Quote the data below in full, minus the images.

····················

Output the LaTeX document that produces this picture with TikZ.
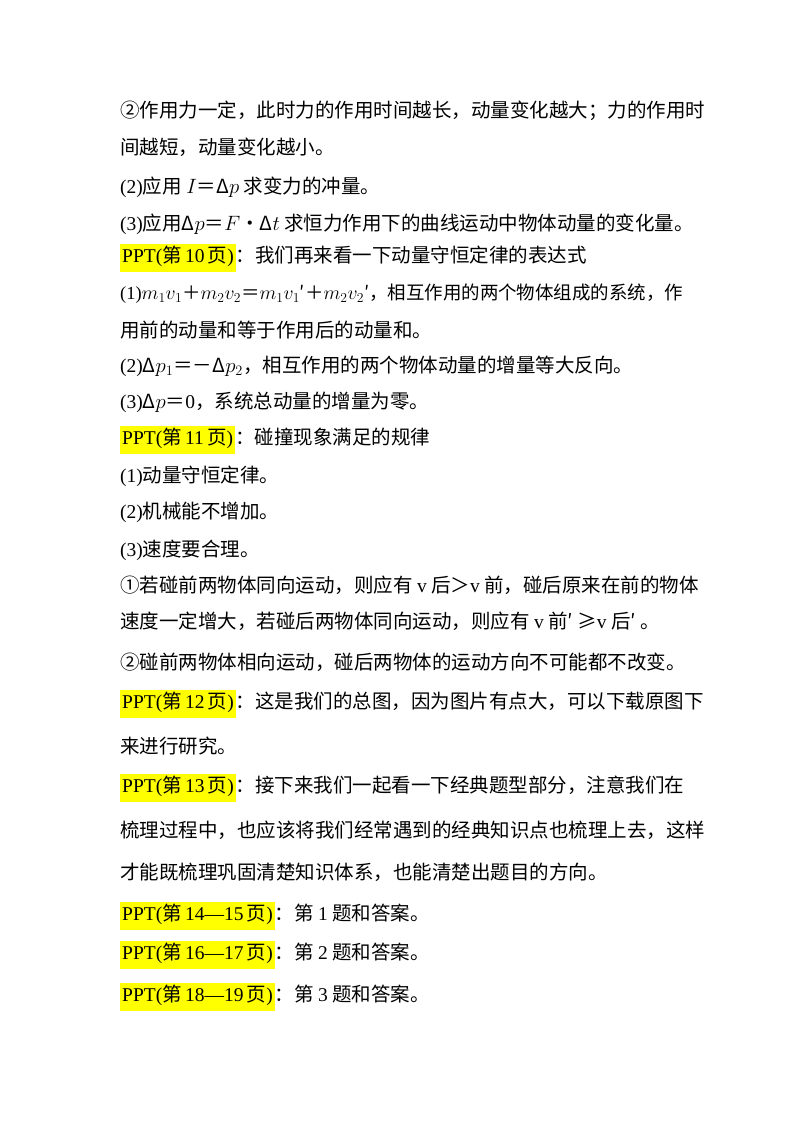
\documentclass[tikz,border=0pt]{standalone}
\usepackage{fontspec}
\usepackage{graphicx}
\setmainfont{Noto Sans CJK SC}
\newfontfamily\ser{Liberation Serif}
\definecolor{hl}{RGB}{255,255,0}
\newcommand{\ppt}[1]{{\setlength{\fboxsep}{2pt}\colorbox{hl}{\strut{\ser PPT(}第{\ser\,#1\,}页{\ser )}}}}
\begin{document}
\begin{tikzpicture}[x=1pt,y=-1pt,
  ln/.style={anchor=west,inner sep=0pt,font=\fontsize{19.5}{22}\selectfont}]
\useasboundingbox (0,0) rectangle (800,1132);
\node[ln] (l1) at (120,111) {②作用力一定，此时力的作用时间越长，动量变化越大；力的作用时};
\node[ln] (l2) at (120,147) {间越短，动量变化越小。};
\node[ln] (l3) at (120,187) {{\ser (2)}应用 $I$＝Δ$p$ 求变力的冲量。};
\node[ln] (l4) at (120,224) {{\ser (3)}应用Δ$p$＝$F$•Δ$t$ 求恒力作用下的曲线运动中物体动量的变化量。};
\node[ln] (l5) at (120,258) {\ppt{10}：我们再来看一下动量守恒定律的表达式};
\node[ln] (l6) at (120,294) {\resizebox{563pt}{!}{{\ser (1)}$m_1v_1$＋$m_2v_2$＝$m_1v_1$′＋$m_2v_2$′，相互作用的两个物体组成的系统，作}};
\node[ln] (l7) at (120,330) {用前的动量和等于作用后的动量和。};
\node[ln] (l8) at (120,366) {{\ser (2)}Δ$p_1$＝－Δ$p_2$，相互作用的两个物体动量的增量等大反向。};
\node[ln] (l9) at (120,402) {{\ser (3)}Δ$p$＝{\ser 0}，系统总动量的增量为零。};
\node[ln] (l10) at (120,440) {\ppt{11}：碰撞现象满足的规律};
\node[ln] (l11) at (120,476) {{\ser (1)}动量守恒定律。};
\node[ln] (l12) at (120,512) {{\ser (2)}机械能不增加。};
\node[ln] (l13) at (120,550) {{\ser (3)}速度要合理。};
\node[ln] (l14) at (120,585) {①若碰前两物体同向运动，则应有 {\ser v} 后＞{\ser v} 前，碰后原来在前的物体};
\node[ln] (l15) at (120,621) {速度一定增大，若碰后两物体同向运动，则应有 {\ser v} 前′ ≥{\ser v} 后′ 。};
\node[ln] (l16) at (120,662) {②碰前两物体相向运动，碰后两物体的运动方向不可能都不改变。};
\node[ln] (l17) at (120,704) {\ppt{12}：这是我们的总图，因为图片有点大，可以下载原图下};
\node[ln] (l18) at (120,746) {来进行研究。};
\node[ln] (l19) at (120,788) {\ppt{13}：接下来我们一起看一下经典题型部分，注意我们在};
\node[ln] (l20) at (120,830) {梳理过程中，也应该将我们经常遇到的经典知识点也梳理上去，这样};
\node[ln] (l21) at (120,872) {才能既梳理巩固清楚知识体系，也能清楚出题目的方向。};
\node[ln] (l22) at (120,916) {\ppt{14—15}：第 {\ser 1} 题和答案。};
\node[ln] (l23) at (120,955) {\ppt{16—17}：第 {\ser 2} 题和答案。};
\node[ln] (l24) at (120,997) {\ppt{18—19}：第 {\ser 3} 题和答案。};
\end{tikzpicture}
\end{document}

····················

SOLVED PROBLEM ▸
Output the LaTeX document that produces this picture with TikZ.
\documentclass[tikz,border=0pt]{standalone}
\usepackage{fontspec}
\usepackage{graphicx}
\setmainfont{Noto Sans CJK SC}
\newfontfamily\ser{Liberation Serif}
\definecolor{hl}{RGB}{255,255,0}
\newcommand{\ppt}[1]{{\setlength{\fboxsep}{2pt}\colorbox{hl}{\strut{\ser PPT(}第{\ser\,#1\,}页{\ser )}}}}
\begin{document}
\begin{tikzpicture}[x=1pt,y=-1pt,
  ln/.style={anchor=west,inner sep=0pt,font=\fontsize{19.5}{22}\selectfont}]
\useasboundingbox (0,0) rectangle (800,1132);
\node[ln] (l1) at (120,111) {②作用力一定，此时力的作用时间越长，动量变化越大；力的作用时};
\node[ln] (l2) at (120,147) {间越短，动量变化越小。};
\node[ln] (l3) at (120,187) {{\ser (2)}应用 $I$＝Δ$p$ 求变力的冲量。};
\node[ln] (l4) at (120,224) {{\ser (3)}应用Δ$p$＝$F$•Δ$t$ 求恒力作用下的曲线运动中物体动量的变化量。};
\node[ln] (l5) at (120,258) {\ppt{10}：我们再来看一下动量守恒定律的表达式};
\node[ln] (l6) at (120,294) {\resizebox{563pt}{!}{{\ser (1)}$m_1v_1$＋$m_2v_2$＝$m_1v_1$′＋$m_2v_2$′，相互作用的两个物体组成的系统，作}};
\node[ln] (l7) at (120,330) {用前的动量和等于作用后的动量和。};
\node[ln] (l8) at (120,366) {{\ser (2)}Δ$p_1$＝－Δ$p_2$，相互作用的两个物体动量的增量等大反向。};
\node[ln] (l9) at (120,402) {{\ser (3)}Δ$p$＝{\ser 0}，系统总动量的增量为零。};
\node[ln] (l10) at (120,440) {\ppt{11}：碰撞现象满足的规律};
\node[ln] (l11) at (120,476) {{\ser (1)}动量守恒定律。};
\node[ln] (l12) at (120,512) {{\ser (2)}机械能不增加。};
\node[ln] (l13) at (120,550) {{\ser (3)}速度要合理。};
\node[ln] (l14) at (120,585) {①若碰前两物体同向运动，则应有 {\ser v} 后＞{\ser v} 前，碰后原来在前的物体};
\node[ln] (l15) at (120,621) {速度一定增大，若碰后两物体同向运动，则应有 {\ser v} 前′ ≥{\ser v} 后′ 。};
\node[ln] (l16) at (120,662) {②碰前两物体相向运动，碰后两物体的运动方向不可能都不改变。};
\node[ln] (l17) at (120,704) {\ppt{12}：这是我们的总图，因为图片有点大，可以下载原图下};
\node[ln] (l18) at (120,746) {来进行研究。};
\node[ln] (l19) at (120,788) {\ppt{13}：接下来我们一起看一下经典题型部分，注意我们在};
\node[ln] (l20) at (120,830) {梳理过程中，也应该将我们经常遇到的经典知识点也梳理上去，这样};
\node[ln] (l21) at (120,872) {才能既梳理巩固清楚知识体系，也能清楚出题目的方向。};
\node[ln] (l22) at (120,916) {\ppt{14—15}：第 {\ser 1} 题和答案。};
\node[ln] (l23) at (120,955) {\ppt{16—17}：第 {\ser 2} 题和答案。};
\node[ln] (l24) at (120,997) {\ppt{18—19}：第 {\ser 3} 题和答案。};
\end{tikzpicture}
\end{document}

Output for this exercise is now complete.